Nel 1596 gli Agostiniani Scalzi si insediano anche nello slargo appena appartato dell'odierna piazzetta Marchi, uno spazio urbanisticamente dipendente dalla più nota chiesa conventuale di Nostra Signora Assunta, detta anche «la Madonnetta». La felice collocazione è intuita da Federico Alizeri che nel 1846-'47 scrive (F. Alizeri, Guida illustrativa per la città di Genova, p.520): «l'umile strada [...] per lieve ascendere guadagna d'altezza, così giunti al sommo, ci gioverà, indietreggiando con gli occhi alla valle, squadrar come in pianta il quadrangolo dell'ampio Albergo [dei Poveri], con entro i vani delle sue piazze [...]».
La fondazione è autorizzata dal serenissimo Senato della Repubblica di Genova nel 1596: davvero importante per le sorti dell'insediamento agostiniano è l'incontro con la nobile famiglia dei Moneglia che, proprietaria di alcuni terreni fuori dalla Porta Carbonara, si dimostra interessata a finanziare la costruzione di un convento. Il canteire della chiesa, tradizionalmente attribuito ad Andrea Ceresola detto il Vannone, è senza dubbio attivo tra il 1597 e il 1598, mentre nel 1599 è stipulato un contratto tra Giovanni Moneglia e il magister antelami Cipriano Bianco riguardante la sola costruzione monastica: a questa fase è riconducibile il corpo che sovrappone il dormitotio al blocco funzionale composto da refettorio, cucine e, nell'ammezzato, da un piccolo oratorio interno. Il lato a monte del futuro chiostro, da intendersi come estensione del cantiere diretto da Cipriano Bianco, è invece probabilmente riconducibile al 1614. Proprio tra il 1614 e il 1616 il Capitolo agostiniano stipula poi con Bartolomeo Bianco, figlio di Cipriano, il contratto per i quattro piani che compongono la manica disposta perpendicolarmente al volume chiesa-refettorio: il cantiere è preceduto da una lunga campagna di scavo e di preparazione dell'area affidata a Gio e Nicolò Mazza nel 1607, ancora in esecuzione nella primavera del 1671 sotto la direzione dello stesso Bartolomeo Bianco.

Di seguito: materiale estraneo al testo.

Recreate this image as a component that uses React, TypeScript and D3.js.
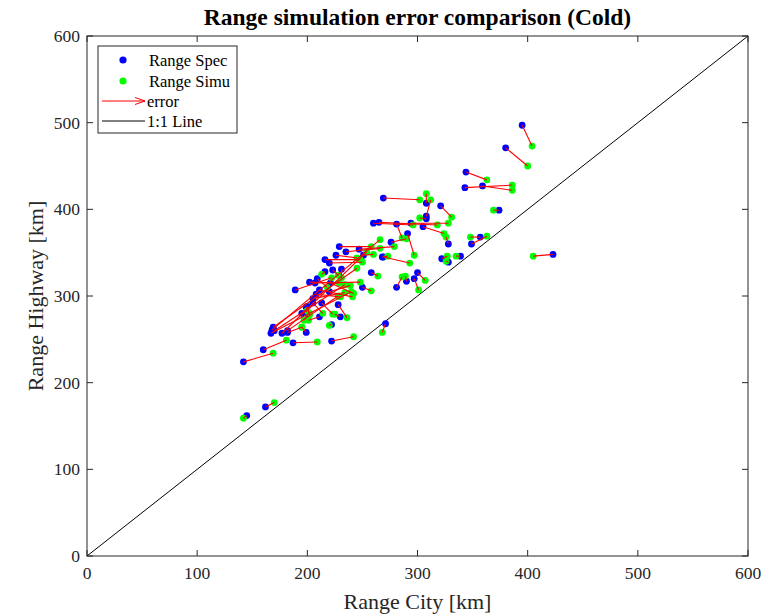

Vanno inoltre ricordati la lastricatura della piazza (1618), il completamento del chiostro (1638), la realizzazione della libreria (1642-'43), il raddoppio in profondità della cappella di San Nicolò (1663), l'infermeria (1671-'72) e i lavori per la nuova sacrestia e il nuovo coro (1680-'85), elementi da considerare il definitivo completamento del programma edilizio avviato tra il 1614 e il 1617.
La chiesa ha un vano unico con decorazioni a stucchi di gusto barocchetto e cappelle ricche di marmi. La controfacciata è decorata con un affresco di Lazzaro Tavarone, mentre nella seconda cappella a destra è conservato un gruppo ligneo di Pasquale Navone raffigurante San Nicolò con la Madonna e le anime purganti. Ancora, sopra l'altare maggiore, è collocata una Madonna del parto attribuita a Tommaso Orsolino. Ai lati del presbiterio, trovano posto due portali di marmo intarsiati del 1656. Nella seconda cappella a sinistra, due dipinti di Gio Battista Paggi, I profanatori del tempio e Le nozze di Cana, affiancano una statua della Madonna di Taddeo Carlone. Sempre a sinistra, nella prima cappella, sono collocate due tele settecentesche raffiguranti un Sant'Agostino e una Santa Monica, insieme a una Madonna della Consolazione di Bartolomeo Guidobono.